Contraexemplos de Gettier: repensando a justificação epistêmica
Resumo
Na década de 60, inicia-se um debate, no âmbito epistemológico, em torno de um suposto problema proposto por Edmund Gettier a respeito da definição tradicional de conhecimento. Até a atualidade, os casos apresentados por Gettier parecem não ter sido resolvidos, o que torna a discussão relevante nos atuais debates epistemológicos. De acordo com esses casos, é possível postular cenários em que as condições (crença, verdade e justificação) necessárias e suficientes para a definição tradicional de conhecimento são satisfeitas; entretanto, o sujeito, candidato a conhecedor, não está de posse de conhecimento.

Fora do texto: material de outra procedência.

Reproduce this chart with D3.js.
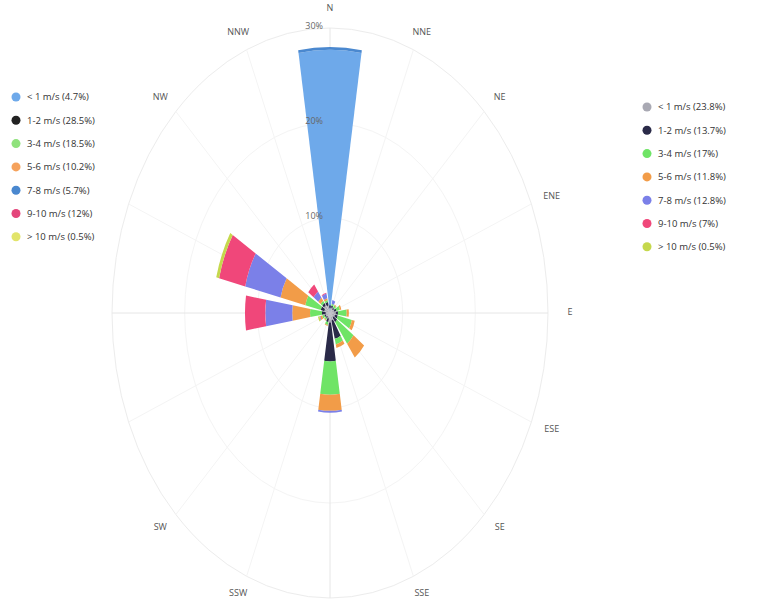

As principais discussões sobre isso ocorrem em torno do conceito de justificação epistêmica, pois se supõe que a justificação, entendida como o elemento que identifica a verdade da crença, não é suficiente para realizar essa função; permitindo, assim, situações em que o sujeito esteja de posse de justificação para suas crenças e, mesmo assim, não tenha conhecimento. Para as teorias que mantêm as condições-padrão para a definição do conceito de conhecimento, os casos de Gettier são postos como um problema, e muitas tentativas de superá-lo acontecem por meio do estabelecimento de uma condição anti-Gettier para a definição de conhecimento. Essa via de solução leva ao desenvolvimento de teorias da justificação que incorrem em adicionais casos de tipo-Gettier. Diferentemente disso, Laurence BonJour publicou uma crítica denominada O Mito do Conhecimento, em que os casos de Gettier são entendidos como pseudoproblemas epistemológicos. BonJour argumenta que tais casos, e também o Paradoxo da Loteria, são introduzidos à epistemologia como resultado da adoção de uma visão falibilista do conhecimento, particularmente com relação ao conceito de justificação. O que se evidencia é que os falibilistas têm fracassado nas tentativas de soluções para casos tipo-Gettier, e com isso inviabilizam a possibilidade de um conceito coerente de conhecimento. O equívoco da sustentação de uma justificação falível para o conhecimento radica num mito, a saber, que pode ser encontrado no senso comum uma concepção de conhecimento que seja digna de preocupação filosófica. Para BonJour essa visão falibilista do conhecimento é filosoficamente insustentável. Sua sugestão é de que se abandone o mito que a sustenta, pois somente assim se dissolveriam os pseudoproblemas epistemológicos, como aqueles engendrados pelos contraexemplos de Gettier.